◆ **GIVEN REQUEST**:
Repeat all the material exactly; pictures stay out of your copy.
-------------------------
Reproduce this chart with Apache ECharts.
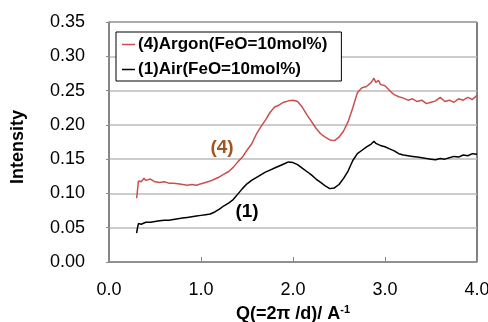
<!DOCTYPE html>
<html><head><meta charset="utf-8">
<script src="https://cdn.jsdelivr.net/npm/echarts@6/dist/echarts.min.js"></script>
<style>html,body{margin:0;padding:0;background:#fff}#c{width:488px;height:322px}</style>
</head><body><div id="c"></div>
<script>
var qArgon = [0.30,0.31,0.32,0.35,0.38,0.40,0.45,0.50,0.55,0.60,0.65,0.70,0.75,0.80,0.85,0.90,0.95,1.00,1.05,1.10,1.15,1.20,1.25,1.30,1.35,1.40,1.45,1.50,1.55,1.60,1.65,1.70,1.75,1.80,1.85,1.90,1.95,2.00,2.05,2.10,2.15,2.20,2.25,2.30,2.35,2.40,2.45,2.50,2.55,2.60,2.65,2.70,2.75,2.80,2.85,2.88,2.90,2.93,2.95,3.00,3.05,3.10,3.15,3.20,3.25,3.30,3.35,3.40,3.45,3.50,3.55,3.60,3.65,3.70,3.75,3.80,3.85,3.90,3.95,4.00];
var argon = [0.093,0.105,0.118,0.117,0.122,0.119,0.121,0.117,0.116,0.117,0.115,0.115,0.114,0.113,0.112,0.113,0.112,0.114,0.116,0.118,0.121,0.124,0.128,0.132,0.138,0.146,0.153,0.163,0.172,0.186,0.197,0.207,0.218,0.226,0.229,0.233,0.235,0.236,0.234,0.226,0.215,0.205,0.195,0.187,0.182,0.178,0.177,0.182,0.191,0.205,0.225,0.247,0.254,0.256,0.262,0.268,0.262,0.265,0.259,0.257,0.250,0.244,0.241,0.239,0.236,0.238,0.234,0.236,0.231,0.233,0.235,0.240,0.234,0.236,0.233,0.238,0.236,0.240,0.237,0.243];
var qAir = [0.30,0.31,0.32,0.35,0.40,0.45,0.50,0.55,0.60,0.65,0.70,0.75,0.80,0.85,0.90,0.95,1.00,1.05,1.10,1.15,1.20,1.25,1.30,1.35,1.40,1.45,1.50,1.55,1.60,1.65,1.70,1.75,1.80,1.85,1.90,1.95,2.00,2.05,2.10,2.15,2.20,2.25,2.30,2.35,2.40,2.45,2.50,2.55,2.60,2.65,2.70,2.75,2.80,2.85,2.88,2.90,2.95,3.00,3.05,3.10,3.15,3.20,3.25,3.30,3.35,3.40,3.45,3.50,3.55,3.60,3.65,3.70,3.75,3.80,3.85,3.90,3.95,4.00];
var air = [0.042,0.050,0.056,0.055,0.058,0.058,0.059,0.060,0.061,0.061,0.062,0.063,0.064,0.065,0.066,0.067,0.068,0.069,0.070,0.073,0.077,0.082,0.086,0.091,0.099,0.107,0.114,0.119,0.123,0.127,0.131,0.134,0.137,0.140,0.143,0.146,0.145,0.142,0.137,0.132,0.127,0.121,0.116,0.111,0.107,0.108,0.113,0.122,0.133,0.148,0.158,0.163,0.168,0.172,0.176,0.173,0.170,0.168,0.165,0.162,0.158,0.156,0.155,0.154,0.153,0.152,0.151,0.150,0.149,0.151,0.150,0.152,0.154,0.153,0.156,0.155,0.158,0.157];
var seriesNames = ['(4)Argon(FeO=10mol%)', '(1)Air(FeO=10mol%)'];

function pairs(xs, ys){ return xs.map(function(x,i){ return [x, ys[i]]; }); }

var chart = echarts.init(document.getElementById('c'));
var font = 'Arial, "Liberation Sans", sans-serif';
chart.setOption({
  animation: false,
  textStyle: {fontFamily: font},
  grid: {left: 109, top: 22, right: 11, bottom: 60, show: true, borderColor: '#000', borderWidth: 1,
         containLabel: false, outerBoundsMode: 'none'},
  legend: {
    orient: 'vertical', left: 116, top: 32,
    data: seriesNames,
    icon: 'rect', itemWidth: 13, itemHeight: 1.5, itemGap: 8,
    backgroundColor: '#fff', borderColor: '#000', borderWidth: 1,
    padding: [4, 14, 3, 6],
    textStyle: {fontFamily: font, fontWeight: 'bold', fontSize: 17, color: '#000', padding: [0,0,0,-2]}
  },
  xAxis: {
    type: 'value', min: 0, max: 4, interval: 1,
    name: '{a|Q(=2π /d)/ A}{b|-1}', nameLocation: 'middle', nameGap: 42,
    nameTextStyle: {rich: {
      a: {fontFamily: font, fontWeight: 'bold', fontSize: 18, color: '#000'},
      b: {fontFamily: font, fontWeight: 'bold', fontSize: 11, color: '#000', padding: [0,0,9,0]}
    }},
    axisLine: {show: true, lineStyle: {color: '#888', width: 1.5}},
    axisTick: {show: true, inside: true, length: 5, lineStyle: {color: '#888'}},
    axisLabel: {fontSize: 18, color: '#000', margin: 19, formatter: function(v){ return v.toFixed(1); }},
    splitLine: {show: false}
  },
  yAxis: {
    type: 'value', min: 0, max: 0.35, interval: 0.05,
    name: 'Intensity', nameLocation: 'middle', nameGap: 82,
    nameTextStyle: {fontFamily: font, fontWeight: 'bold', fontSize: 18, color: '#000', padding: [0, 10, 0, 0]},
    axisLine: {show: true, lineStyle: {color: '#888', width: 1.5}},
    axisTick: {show: true, length: 3, lineStyle: {color: '#888'}},
    axisLabel: {fontSize: 18, color: '#000', margin: 24, formatter: function(v){ return v.toFixed(2); }},
    splitLine: {show: true, lineStyle: {color: '#bbb', width: 1.5}}
  },
  series: [
    {name: seriesNames[0], type: 'line', data: pairs(qArgon, argon), showSymbol: false,
     lineStyle: {color: '#c9504d', width: 1.5}, itemStyle: {color: '#c9504d'}, z: 3},
    {name: seriesNames[1], type: 'line', data: pairs(qAir, air), showSymbol: false,
     lineStyle: {color: '#000', width: 1.5}, itemStyle: {color: '#000'}, z: 4}
  ],
  graphic: [
    {type: 'text', x: 222, y: 148, style: {text: '(4)', font: 'bold 19px ' + font, fill: '#a0561e', align: 'center', verticalAlign: 'middle'}},
    {type: 'text', x: 247, y: 212, style: {text: '(1)', font: 'bold 19px ' + font, fill: '#000', align: 'center', verticalAlign: 'middle'}}
  ]
});
</script></body></html>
-------------------------
◆ **OUTPUT OF THE EXERCISE**:
Reproduce this chart with Apache ECharts.
<!DOCTYPE html>
<html><head><meta charset="utf-8">
<script src="https://cdn.jsdelivr.net/npm/echarts@6/dist/echarts.min.js"></script>
<style>html,body{margin:0;padding:0;background:#fff}#c{width:488px;height:322px}</style>
</head><body><div id="c"></div>
<script>
var qArgon = [0.30,0.31,0.32,0.35,0.38,0.40,0.45,0.50,0.55,0.60,0.65,0.70,0.75,0.80,0.85,0.90,0.95,1.00,1.05,1.10,1.15,1.20,1.25,1.30,1.35,1.40,1.45,1.50,1.55,1.60,1.65,1.70,1.75,1.80,1.85,1.90,1.95,2.00,2.05,2.10,2.15,2.20,2.25,2.30,2.35,2.40,2.45,2.50,2.55,2.60,2.65,2.70,2.75,2.80,2.85,2.88,2.90,2.93,2.95,3.00,3.05,3.10,3.15,3.20,3.25,3.30,3.35,3.40,3.45,3.50,3.55,3.60,3.65,3.70,3.75,3.80,3.85,3.90,3.95,4.00];
var argon = [0.093,0.105,0.118,0.117,0.122,0.119,0.121,0.117,0.116,0.117,0.115,0.115,0.114,0.113,0.112,0.113,0.112,0.114,0.116,0.118,0.121,0.124,0.128,0.132,0.138,0.146,0.153,0.163,0.172,0.186,0.197,0.207,0.218,0.226,0.229,0.233,0.235,0.236,0.234,0.226,0.215,0.205,0.195,0.187,0.182,0.178,0.177,0.182,0.191,0.205,0.225,0.247,0.254,0.256,0.262,0.268,0.262,0.265,0.259,0.257,0.250,0.244,0.241,0.239,0.236,0.238,0.234,0.236,0.231,0.233,0.235,0.240,0.234,0.236,0.233,0.238,0.236,0.240,0.237,0.243];
var qAir = [0.30,0.31,0.32,0.35,0.40,0.45,0.50,0.55,0.60,0.65,0.70,0.75,0.80,0.85,0.90,0.95,1.00,1.05,1.10,1.15,1.20,1.25,1.30,1.35,1.40,1.45,1.50,1.55,1.60,1.65,1.70,1.75,1.80,1.85,1.90,1.95,2.00,2.05,2.10,2.15,2.20,2.25,2.30,2.35,2.40,2.45,2.50,2.55,2.60,2.65,2.70,2.75,2.80,2.85,2.88,2.90,2.95,3.00,3.05,3.10,3.15,3.20,3.25,3.30,3.35,3.40,3.45,3.50,3.55,3.60,3.65,3.70,3.75,3.80,3.85,3.90,3.95,4.00];
var air = [0.042,0.050,0.056,0.055,0.058,0.058,0.059,0.060,0.061,0.061,0.062,0.063,0.064,0.065,0.066,0.067,0.068,0.069,0.070,0.073,0.077,0.082,0.086,0.091,0.099,0.107,0.114,0.119,0.123,0.127,0.131,0.134,0.137,0.140,0.143,0.146,0.145,0.142,0.137,0.132,0.127,0.121,0.116,0.111,0.107,0.108,0.113,0.122,0.133,0.148,0.158,0.163,0.168,0.172,0.176,0.173,0.170,0.168,0.165,0.162,0.158,0.156,0.155,0.154,0.153,0.152,0.151,0.150,0.149,0.151,0.150,0.152,0.154,0.153,0.156,0.155,0.158,0.157];
var seriesNames = ['(4)Argon(FeO=10mol%)', '(1)Air(FeO=10mol%)'];

function pairs(xs, ys){ return xs.map(function(x,i){ return [x, ys[i]]; }); }

var chart = echarts.init(document.getElementById('c'));
var font = 'Arial, "Liberation Sans", sans-serif';
chart.setOption({
  animation: false,
  textStyle: {fontFamily: font},
  grid: {left: 109, top: 22, right: 11, bottom: 60, show: true, borderColor: '#000', borderWidth: 1,
         containLabel: false, outerBoundsMode: 'none'},
  legend: {
    orient: 'vertical', left: 116, top: 32,
    data: seriesNames,
    icon: 'rect', itemWidth: 13, itemHeight: 1.5, itemGap: 8,
    backgroundColor: '#fff', borderColor: '#000', borderWidth: 1,
    padding: [4, 14, 3, 6],
    textStyle: {fontFamily: font, fontWeight: 'bold', fontSize: 17, color: '#000', padding: [0,0,0,-2]}
  },
  xAxis: {
    type: 'value', min: 0, max: 4, interval: 1,
    name: '{a|Q(=2π /d)/ A}{b|-1}', nameLocation: 'middle', nameGap: 42,
    nameTextStyle: {rich: {
      a: {fontFamily: font, fontWeight: 'bold', fontSize: 18, color: '#000'},
      b: {fontFamily: font, fontWeight: 'bold', fontSize: 11, color: '#000', padding: [0,0,9,0]}
    }},
    axisLine: {show: true, lineStyle: {color: '#888', width: 1.5}},
    axisTick: {show: true, inside: true, length: 5, lineStyle: {color: '#888'}},
    axisLabel: {fontSize: 18, color: '#000', margin: 19, formatter: function(v){ return v.toFixed(1); }},
    splitLine: {show: false}
  },
  yAxis: {
    type: 'value', min: 0, max: 0.35, interval: 0.05,
    name: 'Intensity', nameLocation: 'middle', nameGap: 82,
    nameTextStyle: {fontFamily: font, fontWeight: 'bold', fontSize: 18, color: '#000', padding: [0, 10, 0, 0]},
    axisLine: {show: true, lineStyle: {color: '#888', width: 1.5}},
    axisTick: {show: true, length: 3, lineStyle: {color: '#888'}},
    axisLabel: {fontSize: 18, color: '#000', margin: 24, formatter: function(v){ return v.toFixed(2); }},
    splitLine: {show: true, lineStyle: {color: '#bbb', width: 1.5}}
  },
  series: [
    {name: seriesNames[0], type: 'line', data: pairs(qArgon, argon), showSymbol: false,
     lineStyle: {color: '#c9504d', width: 1.5}, itemStyle: {color: '#c9504d'}, z: 3},
    {name: seriesNames[1], type: 'line', data: pairs(qAir, air), showSymbol: false,
     lineStyle: {color: '#000', width: 1.5}, itemStyle: {color: '#000'}, z: 4}
  ],
  graphic: [
    {type: 'text', x: 222, y: 148, style: {text: '(4)', font: 'bold 19px ' + font, fill: '#a0561e', align: 'center', verticalAlign: 'middle'}},
    {type: 'text', x: 247, y: 212, style: {text: '(1)', font: 'bold 19px ' + font, fill: '#000', align: 'center', verticalAlign: 'middle'}}
  ]
});
</script></body></html>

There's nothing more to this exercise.